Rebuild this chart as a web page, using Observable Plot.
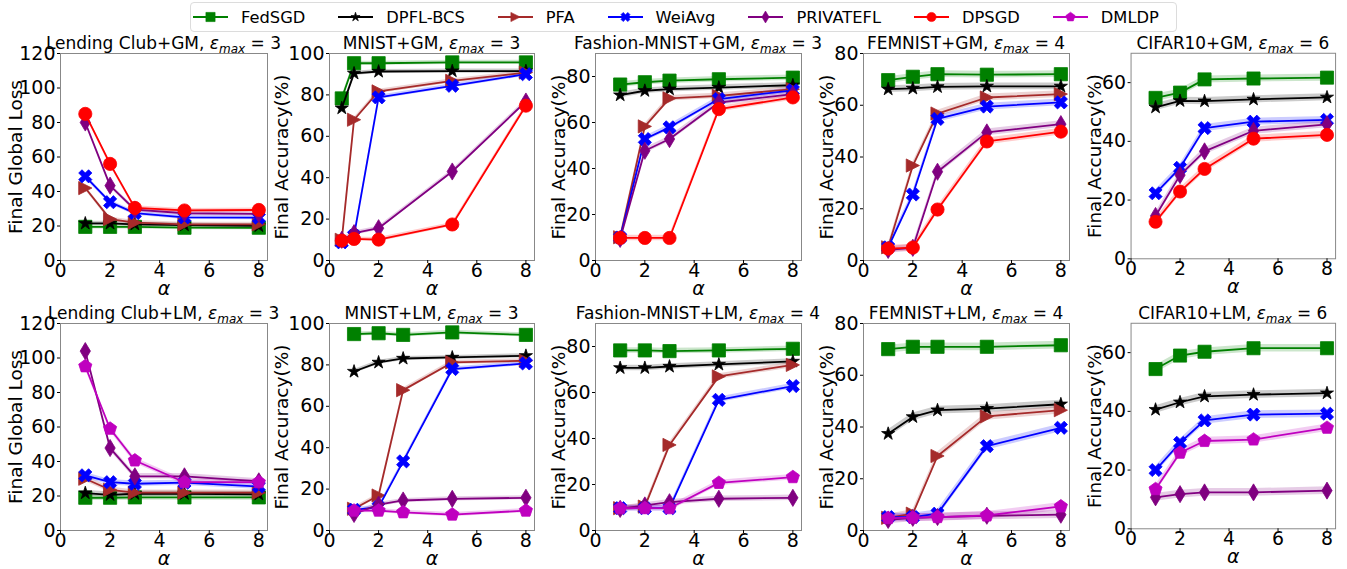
<!DOCTYPE html>
<html><head><meta charset="utf-8">
<script src="https://cdn.jsdelivr.net/npm/d3@7"></script>
<script src="https://cdn.jsdelivr.net/npm/@observablehq/plot@0.6"></script>
<style>
body{margin:0;background:#fff;font-family:"DejaVu Sans",sans-serif;}
#root{position:relative;width:1347px;height:569px;overflow:hidden;background:#fff;}
.panel{position:absolute;}
#legend{position:absolute;left:190px;top:2px;width:987px;height:30px;border:1px solid #dcdcdc;border-radius:4px;box-sizing:border-box;display:flex;align-items:center;padding-left:2px;font-family:"DejaVu Sans";font-size:16.3px;color:#000;white-space:nowrap;}
.item{display:flex;align-items:center;margin-right:33px;flex:0 0 auto;white-space:nowrap;}
.item svg{margin-right:13px;flex:0 0 auto;}
</style></head>
<body><div id="root"><div id="legend"></div></div>
<script>
// ---------- data ----------
const methods = ["FedSGD", "DPFL-BCS", "PFA", "WeiAvg", "PRIVATEFL", "DPSGD", "DMLDP"];
const methodColors = ["#008000", "#000000", "#a52a2a", "#0000ff", "#800080", "#ff0000", "#bf00bf"];
const alphaValues = [1, 2, 3, 5, 8];
const alphaMnistGM = [0.5, 1, 2, 5, 8];
const xTicks = [0, 2, 4, 6, 8];

const panelNames = ["Lending Club+GM", "MNIST+GM", "Fashion-MNIST+GM", "FEMNIST+GM", "CIFAR10+GM",
                    "Lending Club+LM", "MNIST+LM", "Fashion-MNIST+LM", "FEMNIST+LM", "CIFAR10+LM"];
const panelEps = [3, 3, 3, 4, 6, 3, 3, 4, 4, 6];
const panelYLabels = ["Final Global Loss", "Final Accuracy(%)", "Final Accuracy(%)", "Final Accuracy(%)", "Final Accuracy(%)",
                      "Final Global Loss", "Final Accuracy(%)", "Final Accuracy(%)", "Final Accuracy(%)", "Final Accuracy(%)"];
const panelYMax = [120, 100, 90, 80, 70, 120, 100, 90, 80, 70];
const yTicksLoss = [0, 20, 40, 60, 80, 100, 120];
const yTicks100 = [0, 20, 40, 60, 80, 100];
const yTicks80 = [0, 20, 40, 60, 80];
const yTicks60 = [0, 20, 40, 60];
const panelStd = [1.2, 1.0, 1.2, 1.3, 1.2, 1.6, 1.0, 1.2, 1.5, 1.3];

const lendingClubGM = {
  "FedSGD":    [19.5, 19.5, 19.5, 19.0, 19.0],
  "DPFL-BCS":  [21.5, 21.5, 21.0, 20.5, 20.0],
  "PFA":       [42.0, 24.0, 22.0, 21.0, 21.0],
  "WeiAvg":    [48.8, 33.8, 27.5, 25.0, 24.8],
  "PRIVATEFL": [80.0, 43.4, 29.5, 27.4, 27.0],
  "DPSGD":     [85.0, 56.0, 30.5, 29.0, 29.3]
};
const mnistGM = {
  "FedSGD":    [78.3, 95.3, 95.3, 95.7, 95.7],
  "DPFL-BCS":  [73.6, 90.4, 91.3, 91.5, 91.5],
  "PFA":       [10.0, 68.0, 81.7, 86.8, 90.8],
  "WeiAvg":    [8.8, 12.0, 78.8, 84.4, 90.0],
  "PRIVATEFL": [10.0, 13.2, 15.6, 43.0, 76.8],
  "DPSGD":     [9.6, 10.4, 10.1, 17.4, 74.8]
};
const fashionGM = {
  "FedSGD":    [76.5, 77.5, 78.2, 78.8, 79.5],
  "DPFL-BCS":  [71.9, 73.8, 74.5, 75.2, 76.2],
  "PFA":       [10.1, 58.3, 70.5, 71.6, 74.5],
  "WeiAvg":    [10.0, 52.8, 57.9, 70.2, 74.0],
  "PRIVATEFL": [9.4, 47.7, 52.8, 68.7, 72.3],
  "DPSGD":     [9.8, 9.8, 9.8, 65.8, 70.9]
};
const femnistGM = {
  "FedSGD":    [69.7, 71.0, 72.0, 71.8, 72.0],
  "DPFL-BCS":  [66.2, 66.5, 67.1, 67.3, 67.3],
  "PFA":       [5.1, 36.7, 56.8, 63.0, 64.3],
  "WeiAvg":    [5.1, 25.5, 54.7, 59.5, 61.1],
  "PRIVATEFL": [4.1, 4.9, 34.3, 49.5, 52.7],
  "DPSGD":     [4.6, 5.0, 19.7, 46.0, 49.8]
};
const cifarGM = {
  "FedSGD":    [54.8, 56.6, 61.1, 61.4, 61.7],
  "DPFL-BCS":  [51.6, 53.8, 53.7, 54.3, 55.0],
  "WeiAvg":    [22.3, 31.0, 44.5, 46.7, 47.3],
  "PRIVATEFL": [14.6, 28.5, 36.6, 43.6, 45.8],
  "DPSGD":     [12.6, 22.9, 30.6, 40.9, 42.2]
};
const lendingClubLM = {
  "FedSGD":    [19.0, 19.0, 19.2, 19.2, 19.2],
  "DPFL-BCS":  [21.7, 20.7, 21.3, 21.3, 21.0],
  "PFA":       [30.0, 23.6, 21.9, 21.9, 21.9],
  "WeiAvg":    [32.0, 28.0, 27.1, 27.7, 25.5],
  "PRIVATEFL": [104.0, 47.8, 31.4, 31.4, 28.5],
  "DMLDP":     [95.2, 59.0, 40.6, 28.0, 28.0]
};
const mnistLM = {
  "FedSGD":    [94.9, 95.3, 94.5, 95.7, 94.5],
  "DPFL-BCS":  [76.8, 81.2, 83.1, 83.6, 84.4],
  "PFA":       [10.5, 16.9, 67.8, 81.2, 82.0],
  "WeiAvg":    [10.0, 11.3, 33.4, 78.0, 80.7],
  "PRIVATEFL": [8.0, 12.5, 14.5, 15.3, 15.8],
  "DMLDP":     [9.6, 9.6, 8.8, 7.7, 9.6]
};
const fashionLM = {
  "FedSGD":    [78.3, 78.3, 78.0, 78.3, 79.0],
  "DPFL-BCS":  [70.7, 70.7, 71.3, 72.2, 73.5],
  "PFA":       [9.7, 10.4, 37.2, 67.0, 72.0],
  "WeiAvg":    [9.7, 9.7, 9.7, 56.8, 62.8],
  "PRIVATEFL": [9.4, 10.9, 12.3, 13.8, 14.2],
  "DMLDP":     [9.7, 9.7, 9.7, 20.7, 23.2]
};
const femnistLM = {
  "FedSGD":    [70.1, 71.0, 71.0, 71.0, 71.6],
  "DPFL-BCS":  [37.4, 43.9, 46.5, 47.1, 48.8],
  "PFA":       [4.9, 6.5, 28.8, 44.1, 46.5],
  "WeiAvg":    [5.2, 5.2, 6.5, 32.6, 39.7],
  "PRIVATEFL": [4.1, 4.9, 5.2, 5.7, 6.1],
  "DMLDP":     [4.8, 5.0, 5.2, 5.8, 9.3]
};
const cifarLM = {
  "FedSGD":    [54.4, 59.0, 60.3, 61.5, 61.5],
  "DPFL-BCS":  [40.6, 43.1, 45.1, 45.7, 46.2],
  "WeiAvg":    [20.0, 29.3, 36.9, 38.9, 39.2],
  "PRIVATEFL": [10.7, 11.8, 12.4, 12.4, 13.0],
  "DMLDP":     [13.5, 25.9, 29.9, 30.4, 34.4]
};

const panelData = [lendingClubGM, mnistGM, fashionGM, femnistGM, cifarGM,
                   lendingClubLM, mnistLM, fashionLM, femnistLM, cifarLM];
const panelX = [alphaValues, alphaMnistGM, alphaValues, alphaValues, alphaValues,
                alphaValues, alphaValues, alphaValues, alphaValues, alphaValues];
const panelYTicks = [yTicksLoss, yTicks100, yTicks80, yTicks80, yTicks60,
                     yTicksLoss, yTicks100, yTicks80, yTicks80, yTicks60];

// ---------- marker shapes (matplotlib-like) ----------
function poly(ctx, pts) { ctx.moveTo(pts[0][0], pts[0][1]); for (let i = 1; i < pts.length; i++) ctx.lineTo(pts[i][0], pts[i][1]); ctx.closePath(); }
const rOf = size => Math.sqrt(size / Math.PI);
const symSquare = {draw(ctx, size) { const r = rOf(size); poly(ctx, [[-r,-r],[r,-r],[r,r],[-r,r]]); }};
const symCircle = {draw(ctx, size) { const r = rOf(size); ctx.moveTo(r, 0); ctx.arc(0, 0, r, 0, 2 * Math.PI); }};
const symTriRight = {draw(ctx, size) { const r = rOf(size); poly(ctx, [[r,0],[-r,-r],[-r,r]]); }};
const symStar = {draw(ctx, size) { const r = rOf(size) * 1.05, ri = r * 0.381, pts = [];
  for (let k = 0; k < 10; k++) { const a = -Math.PI / 2 + k * Math.PI / 5, rr = k % 2 ? ri : r; pts.push([rr * Math.cos(a), rr * Math.sin(a)]); }
  poly(ctx, pts); }};
const symPentagon = {draw(ctx, size) { const r = rOf(size) * 1.05, pts = [];
  for (let k = 0; k < 5; k++) { const a = -Math.PI / 2 + k * 2 * Math.PI / 5; pts.push([r * Math.cos(a), r * Math.sin(a)]); }
  poly(ctx, pts); }};
const symThinDiamond = {draw(ctx, size) { const r = rOf(size) * 1.3, w = r * 0.6; poly(ctx, [[0,-r],[w,0],[0,r],[-w,0]]); }};
const symXFilled = {draw(ctx, size) { const s = rOf(size) / 2;
  poly(ctx, [[-1,-2],[0,-1],[1,-2],[2,-1],[1,0],[2,1],[1,2],[0,1],[-1,2],[-2,1],[-1,0],[-2,-1]].map(([a,b]) => [a*s, b*s])); }};
const methodSymbols = [symSquare, symStar, symTriRight, symXFilled, symThinDiamond, symCircle, symPentagon];

// ---------- layout ----------
const frameLeft = [60, 329, 595, 863, 1131];
const frameWidth = [207, 205, 206, 206, 206];
const frameTop = [53, 323];
const frameHeight = 207;
const ylabelOffset = [44, 47, 36, 36, 36];
const ML = 62, MR = 12, MT = 32, MB = 38;
const root = d3.select("#root");

for (let idx = 0; idx < 10; idx++) {
  const row = Math.floor(idx / 5), col = idx % 5;
  const data = panelData[idx], xs = panelX[idx], std = panelStd[idx];
  const bands = [], series = [];
  methods.forEach((m, mi) => {
    if (!data[m]) return;
    const rows = data[m].map((v, j) => ({method: m, alpha: xs[j], value: v, lo: Math.max(0, v - std), hi: v + std}));
    bands.push(Plot.areaY(rows, {x: "alpha", y1: "lo", y2: "hi", fill: methodColors[mi], fillOpacity: 0.2}));
    series.push(Plot.line(rows, {x: "alpha", y: "value", stroke: methodColors[mi], strokeWidth: 1.8}));
    series.push(Plot.dot(rows, {x: "alpha", y: "value", symbol: methodSymbols[mi], r: 6.6, fill: methodColors[mi], stroke: methodColors[mi], strokeWidth: 0.8}));
  });
  const w = frameWidth[col];
  const svg = Plot.plot({
    width: w + ML + MR, height: frameHeight + MT + MB,
    marginLeft: ML, marginRight: MR, marginTop: MT, marginBottom: MB,
    style: {background: "transparent", overflow: "visible", fontFamily: "DejaVu Sans", fontSize: "19px", color: "#000"},
    x: {domain: [0, 8.35], label: null},
    y: {domain: [0, panelYMax[idx]], label: null},
    marks: [
      ...bands,
      ...series,
      Plot.frame({stroke: "#888", strokeWidth: 1}),
      Plot.axisX({ticks: xTicks, tickSize: 3, tickPadding: 0, label: null, tickFormat: d => String(d)}),
      Plot.axisY({ticks: panelYTicks[idx], tickSize: 3, tickPadding: 2, label: null, tickFormat: d => String(d)}),
      Plot.text([panelYLabels[idx]], {frameAnchor: "left", dx: -ylabelOffset[col], rotate: -90, fontSize: 18.5, textAnchor: "middle", lineAnchor: "middle"}),
      Plot.text(["α"], {frameAnchor: "bottom", dy: 28, fontSize: 19, fontStyle: "italic", textAnchor: "middle", lineAnchor: "middle"})
    ]
  });
  const t = d3.select(svg).append("text")
    .attr("x", ML + w / 2).attr("y", MT - 4)
    .attr("text-anchor", "middle").attr("font-size", 17).attr("font-family", "DejaVu Sans").attr("fill", "#000");
  t.append("tspan").text(panelNames[idx] + ", ");
  t.append("tspan").attr("font-style", "italic").text("ε");
  t.append("tspan").attr("font-style", "italic").attr("font-size", 12).attr("dy", 4).text("max");
  t.append("tspan").attr("dy", -4).text(" = " + panelEps[idx]);
  const div = root.append("div").attr("class", "panel")
    .style("left", (frameLeft[col] - ML) + "px").style("top", (frameTop[row] - MT) + "px");
  div.node().appendChild(svg);
}

// ---------- legend ----------
const legend = d3.select("#legend");
methods.forEach((m, mi) => {
  const item = legend.append("div").attr("class", "item");
  const sw = item.append("svg").attr("width", 35).attr("height", 16);
  sw.append("line").attr("x1", 0).attr("x2", 35).attr("y1", 8).attr("y2", 8).attr("stroke", methodColors[mi]).attr("stroke-width", 1.8);
  const p = d3.path(); methodSymbols[mi].draw(p, 4.6 * 4.6 * Math.PI);
  sw.append("path").attr("d", p.toString()).attr("transform", "translate(17.5,8)").attr("fill", methodColors[mi]).attr("stroke", methodColors[mi]).attr("stroke-width", 0.6);
  item.append("span").text(m);
});
</script></body></html>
-.-.-
The lines from the top of the data above through the one holding "const xTicks = [0, 2, 4, 6, 8];" are to be repeated exactly, and only those, with no pictures.

EXERCISE RESULT ::
Rebuild this chart as a web page, using Observable Plot.
<!DOCTYPE html>
<html><head><meta charset="utf-8">
<script src="https://cdn.jsdelivr.net/npm/d3@7"></script>
<script src="https://cdn.jsdelivr.net/npm/@observablehq/plot@0.6"></script>
<style>
body{margin:0;background:#fff;font-family:"DejaVu Sans",sans-serif;}
#root{position:relative;width:1347px;height:569px;overflow:hidden;background:#fff;}
.panel{position:absolute;}
#legend{position:absolute;left:190px;top:2px;width:987px;height:30px;border:1px solid #dcdcdc;border-radius:4px;box-sizing:border-box;display:flex;align-items:center;padding-left:2px;font-family:"DejaVu Sans";font-size:16.3px;color:#000;white-space:nowrap;}
.item{display:flex;align-items:center;margin-right:33px;flex:0 0 auto;white-space:nowrap;}
.item svg{margin-right:13px;flex:0 0 auto;}
</style></head>
<body><div id="root"><div id="legend"></div></div>
<script>
// ---------- data ----------
const methods = ["FedSGD", "DPFL-BCS", "PFA", "WeiAvg", "PRIVATEFL", "DPSGD", "DMLDP"];
const methodColors = ["#008000", "#000000", "#a52a2a", "#0000ff", "#800080", "#ff0000", "#bf00bf"];
const alphaValues = [1, 2, 3, 5, 8];
const alphaMnistGM = [0.5, 1, 2, 5, 8];
const xTicks = [0, 2, 4, 6, 8];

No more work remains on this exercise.